Living Seasonally and My Changing Studio Process
I am a homebody by nature. I love being home, working in my studio in my garden.
I also love the seasons of the year.
As an artist, I strive to always paint seasonally, and before this year, this always meant that I would paint what is blooming in my garden. Painting only from life. However when my family moved, my studio situation changed, and I no longer had a large northern facing window. Now my lovely and larger studio has only one window that is smaller in size and faces west. This change in the fundamental design of my studio layout has forced me to reassess my studio practice. And I am happy to share that I am adapting and really liking how it is changing.
I am still committed to recording the seasons with my paintings, but instead of painting the flowers that are blooming in my studio, I am going outside in painting in my garden.
This year I’ve committed to learning to paint in plein air, and have been enjoying the immediacy of this painting practice.
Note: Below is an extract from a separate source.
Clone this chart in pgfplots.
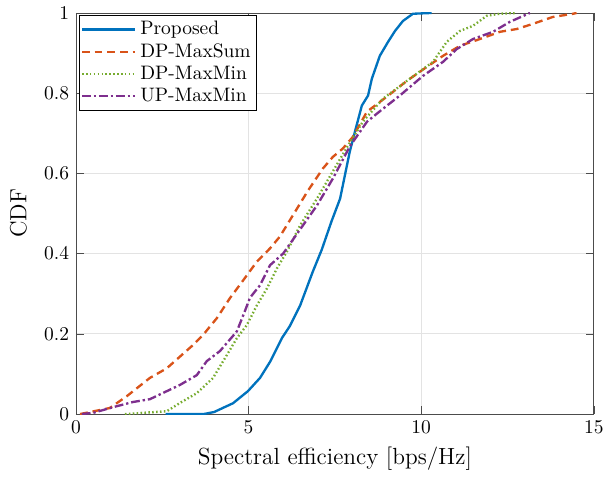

It requires intensive concentration for short spurts of time because the light changes so rapidly. In two hours the sun shifts in the sky, thus changing the angle of shadows and highlights, and even the color notes observed.
[ Image of azaleas, image of watercolor sketch of crocus and Hyacinth]
In the spring, I dipped my toe in sketching and painting oil sketches.
[Image of foxglove, close-up and distant ]
As the summer has progressed, painting in plein air has become a part of my life. I paint a sketches regularly. Typically in the morning before I do anything else. It helps me connect with the season and slow down and observe how my garden is changing.